Cloud Security Checklist for Securing Real Infrastructure

A practical cloud security checklist covering identity, networking, logging, secrets, data protection, updates, and incident readiness.

Cloud security is continuous maintenance

Cloud infrastructure changes constantly. New services are deployed, permissions are added, networks are opened, logs grow, secrets rotate, and temporary resources become permanent. A useful cloud security checklist is not something you run once before launch. It is a way to keep risk visible as the system evolves.

Start with identity. Most cloud incidents involve credentials, permissions, or public exposure. Every user, workload, and automation process should have only the access it needs. Privileged access should require MFA, short-lived credentials where possible, and regular review.

Core security areas

  • Identity: least privilege, MFA, role-based access, and removal of unused accounts.
  • Networking: limited public exposure, private subnets for sensitive services, and reviewed firewall rules.
  • Secrets: managed secret storage, rotation plans, and no secrets in source code or images.
  • Data: encryption, backups, retention policies, and tested recovery.
  • Logging: audit trails for control plane activity, access changes, and sensitive application events.

Prepare for incidents before they happen

Security also means knowing how to respond. If a key leaks, who can rotate it? If a bucket becomes public, who gets alerted? If a database is damaged, when was the last tested restore? These questions should have written answers before panic starts.

Run lightweight incident drills. Pick a scenario, such as exposed credentials or accidental public storage, and walk through detection, containment, rotation, communication, and recovery. The goal is not theater. The goal is to discover missing access, unclear ownership, or slow manual steps while the stakes are low.

Make the checklist operational

A checklist only works when every item maps to an owner, control, and review cadence. "Encrypt data" is too vague. "Enable encryption for these buckets, verify database encryption, and review key access quarterly" is much better. Security language should become engineering work that can be assigned and verified.

Do not let the checklist become a static document nobody opens after launch. Tie it to deployment reviews, infrastructure changes, access reviews, and incident retrospectives. Cloud security works best when it becomes part of normal engineering operations.

Prioritize the highest-risk gaps first

A long checklist can overwhelm a team, so rank issues by blast radius and likelihood. Public data exposure, overly broad admin access, untested backups, missing audit logs, and unmanaged secrets usually deserve attention before cosmetic hardening tasks.
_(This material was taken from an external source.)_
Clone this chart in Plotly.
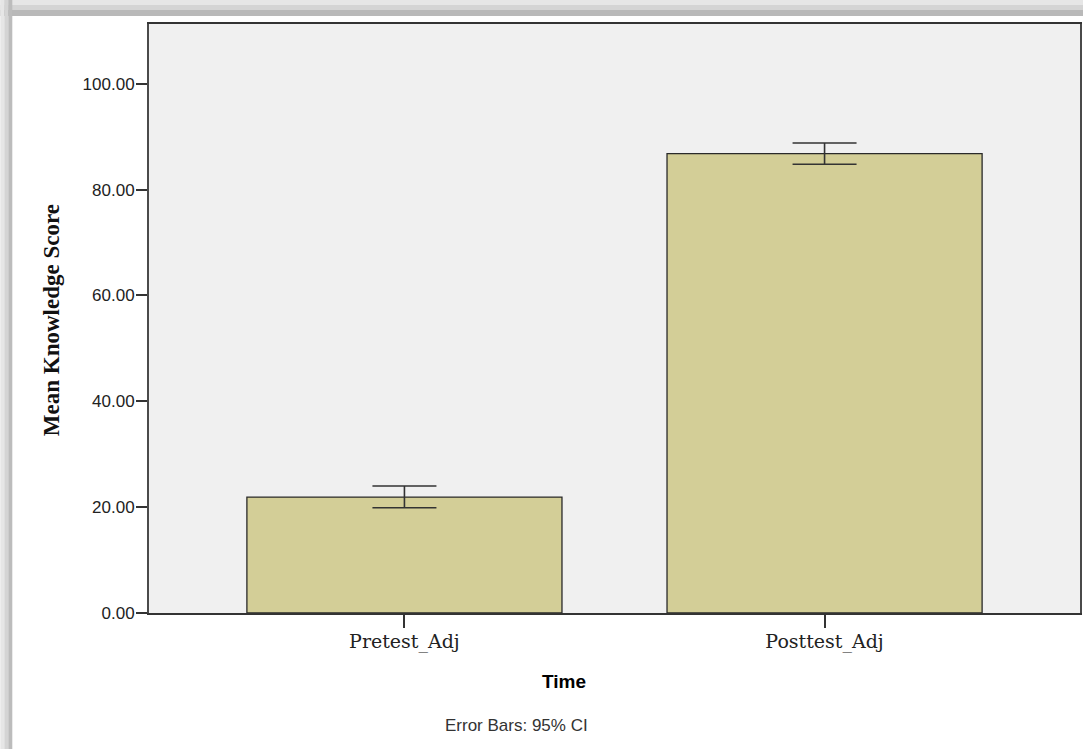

Progress matters more than perfect paperwork. Fix the risky defaults, assign owners, and return to the checklist regularly. Cloud security improves through repeated practical work, not one dramatic cleanup sprint that fades after the next release.

Finally, make security findings easy to close. Each issue should say what is wrong, why it matters, how to verify the fix, and who owns the system. Clear remediation turns security from vague anxiety into normal engineering work.